Former Israeli Prime Minister Naftali Bennett said Sunday that he would support a presidential pardon for Prime Minister Benjamin Netanyahu — but only if Netanyahu permanently withdraws from political life.

Bennett announced his position in a post on X/Twitter, framing the move as a necessary step to pull Israel back from the brink.

“In recent years, Israel has been led to chaos and to the brink of a civil war that threatens the very existence of the state,” Bennett wrote. “In order to extricate Israel from this chaos, I will support a binding agreement that includes a dignified withdrawal [for Netanyahu] from political life alongside the end of the trial.”

Such a deal, he argued, is the only way for Israeli society to “put it behind us, unite, and rehabilitate the State together.”
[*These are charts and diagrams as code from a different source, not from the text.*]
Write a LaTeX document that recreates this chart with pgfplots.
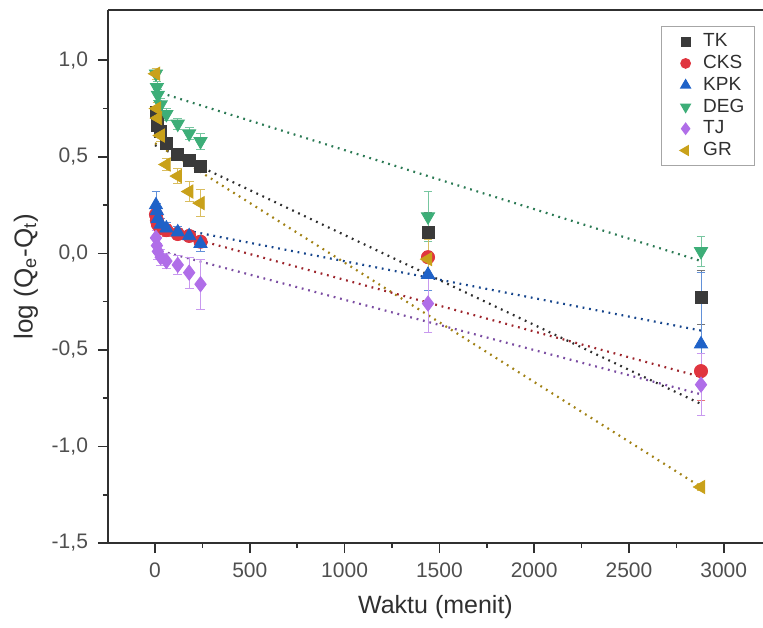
\documentclass[border=0pt]{standalone}
\usepackage{pgfplots}
\pgfplotsset{compat=1.18}
\usepackage{fontspec}
\setmainfont{Liberation Sans}
\definecolor{cTK}{HTML}{3A3A3A}
\definecolor{cCKS}{HTML}{E0353F}
\definecolor{cKPK}{HTML}{1F62C8}
\definecolor{cDEG}{HTML}{3DAE78}
\definecolor{cTJ}{HTML}{B06EE8}
\definecolor{cGR}{HTML}{C9A11A}
\definecolor{axc}{HTML}{303030}

\pgfplotstableread{
x y e
5 0.73 0.03
10 0.70 0.03
15 0.66 0.03
30 0.63 0.03
60 0.57 0.03
120 0.51 0.03
180 0.48 0.03
240 0.45 0.03
1440 0.11 0.10
2880 -0.23 0.14
}\tTK
\pgfplotstableread{
x y e
5 0.20 0.03
10 0.17 0.03
15 0.15 0.03
30 0.13 0.03
60 0.12 0.03
120 0.10 0.03
180 0.09 0.03
240 0.06 0.03
1440 -0.02 0.10
2880 -0.61 0.15
}\tCKS
\pgfplotstableread{
x y e
5 0.25 0.07
10 0.22 0.04
15 0.18 0.03
30 0.15 0.03
60 0.13 0.03
120 0.11 0.03
180 0.09 0.03
240 0.05 0.04
1440 -0.11 0.08
2880 -0.47 0.37
}\tKPK
\pgfplotstableread{
x y e
5 0.93 0.03
10 0.86 0.03
15 0.82 0.03
30 0.77 0.03
60 0.72 0.03
120 0.67 0.03
180 0.62 0.03
240 0.58 0.04
1440 0.19 0.13
2880 0.01 0.08
}\tDEG
\pgfplotstableread{
x y e
5 0.08 0.04
10 0.04 0.04
15 0.01 0.04
30 -0.02 0.04
60 -0.04 0.04
120 -0.06 0.05
180 -0.10 0.08
240 -0.16 0.13
1440 -0.26 0.15
2880 -0.68 0.16
}\tTJ
\pgfplotstableread{
x y e
5 0.93 0.03
10 0.75 0.03
15 0.70 0.03
30 0.61 0.03
60 0.46 0.03
120 0.40 0.04
180 0.32 0.05
240 0.26 0.07
1440 -0.03 0.10
2880 -1.21 0.02
}\tGR

\begin{document}
\begin{tikzpicture}
\begin{axis}[
  name=ax,
  scale only axis,
  width=327.5pt, height=266.5pt,
  xmin=-248, xmax=3207,
  ymin=-1.5, ymax=1.26,
  axis x line*=bottom,
  axis y line*=left,
  axis line style={line width=0.9pt, color=axc},
  tick align=outside,
  major tick length=5pt,
  minor tick length=2.5pt,
  tick style={line width=0.8pt, color=axc},
  xtick={0,500,1000,1500,2000,2500,3000},
  minor x tick num=1,
  ytick={-1.5,-1,-0.5,0,0.5,1},
  minor y tick num=1,
  /pgf/number format/assume math mode=true,
  /pgf/number format/use comma,
  xticklabel style={font=\fontsize{10.5}{12}\selectfont, color=axc!85, yshift=-1.5pt, /pgf/number format/1000 sep={}},
  yticklabel style={font=\fontsize{10.5}{12}\selectfont, color=axc!85, xshift=-1.5pt, /pgf/number format/fixed, /pgf/number format/fixed zerofill, /pgf/number format/precision=1},
  scaled ticks=false,
  xlabel={Waktu (menit)},
  ylabel={log (Q\textsubscript{e}-Q\textsubscript{t})},
  xlabel style={font=\fontsize{12.5}{14}\selectfont, color=axc, yshift=-2pt},
  ylabel style={font=\fontsize{13}{15}\selectfont, color=axc, yshift=0pt},
  legend style={at={(1,1)}, anchor=north east, xshift=-4pt, yshift=-8pt,
    font=\fontsize{9.5}{10}\selectfont, text=axc, draw=gray!70, line width=0.6pt,
    row sep=-1.2pt, inner xsep=3pt, inner ysep=1.5pt, cells={anchor=west}},
  legend image code/.code={%
    \path[draw=none, fill=none] (-9pt,0pt) -- (6.8pt,0pt);
    \draw[#1, /tikz/every mark/.append style={scale=0.72}] plot coordinates {(0pt,0pt)};
  },
  legend cell align=left,
  clip=false,
]
\draw[line width=0.9pt, color=axc] (rel axis cs:0,1) -- (rel axis cs:1,1);

% fitted lines
\addplot[forget plot, cDEG!70!black, line width=1.1pt, dash pattern=on 0.9pt off 2.4pt] coordinates {(0,0.84) (2880,-0.04)};
\addplot[forget plot, cTK!80!black, line width=1.1pt, dash pattern=on 0.9pt off 2.4pt] coordinates {(0,0.56) (2880,-0.78)};
\addplot[forget plot, cGR!80!black, line width=1.1pt, dash pattern=on 0.9pt off 2.4pt] coordinates {(0,0.57) (2880,-1.21)};
\addplot[forget plot, cKPK!70!black, line width=1.1pt, dash pattern=on 0.9pt off 2.4pt] coordinates {(0,0.15) (2880,-0.40)};
\addplot[forget plot, cCKS!70!black, line width=1.1pt, dash pattern=on 0.9pt off 2.4pt] coordinates {(0,0.13) (2880,-0.64)};
\addplot[forget plot, cTJ!70!black, line width=1.1pt, dash pattern=on 0.9pt off 2.4pt] coordinates {(0,0.02) (2880,-0.73)};

\pgfplotsset{
  eb/.style={error bars/.cd, y dir=both, y explicit,
    error bar style={line width=0.4pt, color=#1},
    error mark options={rotate=90, mark size=2.2pt, line width=0.4pt, color=#1}},
}

\addplot[only marks, mark=square*, mark size=3pt, color=cTK, mark options={fill=cTK, draw=cTK}, eb=cTK!70] table[x=x,y=y,y error=e] {\tTK};
\addlegendentry{TK}
\addplot[only marks, mark=*, mark size=3.3pt, color=cCKS, mark options={fill=cCKS, draw=cCKS}, eb=cCKS!70] table[x=x,y=y,y error=e] {\tCKS};
\addlegendentry{CKS}
\addplot[only marks, mark=triangle*, mark size=3.8pt, color=cKPK, mark options={fill=cKPK, draw=cKPK}, eb=cKPK!70] table[x=x,y=y,y error=e] {\tKPK};
\addlegendentry{KPK}
\addplot[only marks, mark=triangle*, mark size=3.8pt, color=cDEG, mark options={fill=cDEG, draw=cDEG, rotate=180}, eb=cDEG!70] table[x=x,y=y,y error=e] {\tDEG};
\addlegendentry{DEG}
\addplot[only marks, mark=diamond*, mark size=3.8pt, color=cTJ, mark options={fill=cTJ, draw=cTJ}, eb=cTJ!70] table[x=x,y=y,y error=e] {\tTJ};
\addlegendentry{TJ}
\addplot[only marks, mark=triangle*, mark size=3.8pt, color=cGR, mark options={fill=cGR, draw=cGR, rotate=90}, eb=cGR!70] table[x=x,y=y,y error=e] {\tGR};
\addlegendentry{GR}
\end{axis}
\pgfresetboundingbox
\path ([shift={(-54pt,-42.5pt)}]ax.south west) rectangle ([shift={(0pt,5pt)}]ax.north east);
\end{tikzpicture}
\end{document}
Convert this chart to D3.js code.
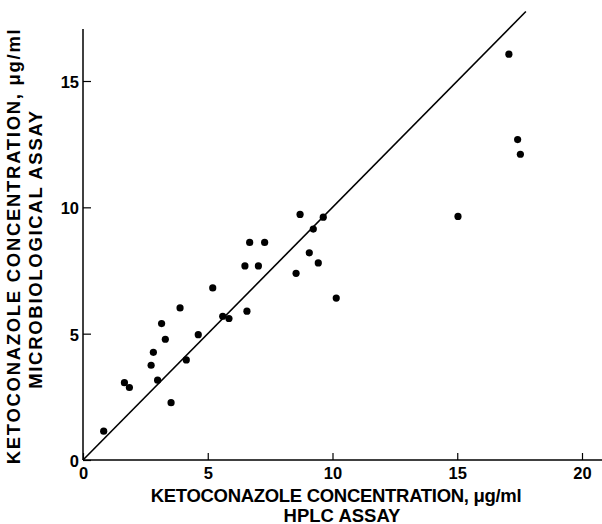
<!DOCTYPE html>
<html><head><meta charset="utf-8">
<script src="https://cdn.jsdelivr.net/npm/d3@7"></script>
<style>
body{margin:0;background:#fff;}
text{font-family:"Liberation Sans",Arial,sans-serif;font-weight:bold;fill:#000;}
</style></head>
<body>
<svg id="c" width="602" height="524"></svg>
<script>
const hplc = [0.83,1.66,1.86,2.73,2.82,2.99,3.15,3.30,3.53,3.89,4.14,4.62,5.20,5.60,5.85,6.49,6.57,7.03,8.54,9.07,9.43,10.15,6.68,7.28,8.70,9.23,9.63,17.07,17.42,17.53,15.03];
const micro = [1.14,3.06,2.87,3.75,4.26,3.16,5.40,4.78,2.27,6.02,3.96,4.96,6.81,5.69,5.60,7.68,5.89,7.68,7.39,8.20,7.80,6.41,8.61,8.61,9.72,9.14,9.61,16.06,12.68,12.10,9.64];
const xTicks = [0,5,10,15,20];
const yTicks = [0,5,10,15];
const lineEnds = [0,17.75];
const xTitle = ["KETOCONAZOLE CONCENTRATION, \u03bcg/ml","HPLC ASSAY"];
const yTitle = ["KETOCONAZOLE CONCENTRATION, \u03bcg/ml","MICROBIOLOGICAL ASSAY"];

const svg = d3.select("#c");
const x = d3.scaleLinear().domain([0,20]).range([83,582]);
const y = d3.scaleLinear().domain([0,15]).range([460,81]);

// axes
const xAx = svg.append("g").attr("transform","translate(0,"+y(0)+")")
  .call(d3.axisBottom(x).tickValues(xTicks).tickSizeInner(-7).tickSizeOuter(0).tickPadding(7));
xAx.select(".domain").attr("d","M"+x(0)+",0H602");
const yAx = svg.append("g").attr("transform","translate("+x(0)+",0)")
  .call(d3.axisLeft(y).tickValues(yTicks).tickSizeInner(-8).tickSizeOuter(0).tickPadding(4));
yAx.select(".domain").attr("d","M0,"+y(0)+"V29");
svg.selectAll(".tick line").attr("stroke","#000").attr("stroke-width",1.2);
svg.selectAll(".domain").attr("stroke","#000").attr("stroke-width",1.5);
svg.selectAll(".tick text").style("font-size","16.5px").style("font-family","Liberation Sans, Arial, sans-serif").style("font-weight","bold");
xAx.selectAll(".tick text").attr("dy","0.71em");
yAx.selectAll(".tick text").attr("dy","0.4em");

// identity line
svg.append("line").attr("x1",x(lineEnds[0])).attr("y1",y(lineEnds[0]))
  .attr("x2",x(lineEnds[1])).attr("y2",y(lineEnds[1]))
  .attr("stroke","#000").attr("stroke-width",1.6);

// points
svg.append("g").selectAll("circle").data(hplc).join("circle")
  .attr("cx",(d)=>x(d)).attr("cy",(d,i)=>y(micro[i])).attr("r",3.6).attr("fill","#000");

// titles
const fs = "18.5px";
svg.append("text").attr("x",336).attr("y",501.5).attr("text-anchor","middle").style("font-size",fs).style("letter-spacing","-0.3px").text(xTitle[0]);
svg.append("text").attr("x",342).attr("y",521.5).attr("text-anchor","middle").style("font-size",fs).text(xTitle[1]);
svg.append("text").attr("transform","translate(20,246) rotate(-90)").attr("text-anchor","middle").style("font-size",fs).style("letter-spacing","1.7px").text(yTitle[0]);
svg.append("text").attr("transform","translate(42,249) rotate(-90)").attr("text-anchor","middle").style("font-size",fs).style("letter-spacing","1.7px").text(yTitle[1]);
</script>
</body></html>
The extraordinary statement comes as Bennett is widely seen as a frontrunner in the opposition for the next election cycle, which must be held by October 2026. Polling consistently shows that Bennett could form a coalition capable of ousting Netanyahu.

But the timing is even more explosive: earlier Sunday, Netanyahu submitted a formal request for a presidential pardon to President Isaac Herzog, a move the President’s Office called “unusual” and carrying “significant implications.”

Netanyahu’s attorney, Amit Hadad, delivered the request to the President’s Office, which has transferred it to the Justice Ministry’s Pardons Department for professional evaluation. Once legal opinions are gathered, Herzog’s legal advisers will prepare recommendations before the president makes the final call.

Even as Bennett floated the idea of a negotiated exit, sources close to Netanyahu pushed back hard. Netanyahu will not agree to any plea deal or pardon arrangement that forces him out of politics, they told The Jerusalem Post.

“He is planning to run again in the next elections,” one source confirmed.

That position strikes at the heart of the years-long debate over Netanyahu’s corruption trial and the possibility of a plea bargain. A conviction with moral turpitude would bar him from politics — something Netanyahu has insisted he will never accept.

Sources close to the president say Herzog’s decision is at least two months away. The President’s Office emphasized that the request will be reviewed “responsibly and sincerely,” but noted that its unusual nature underscores its gravity.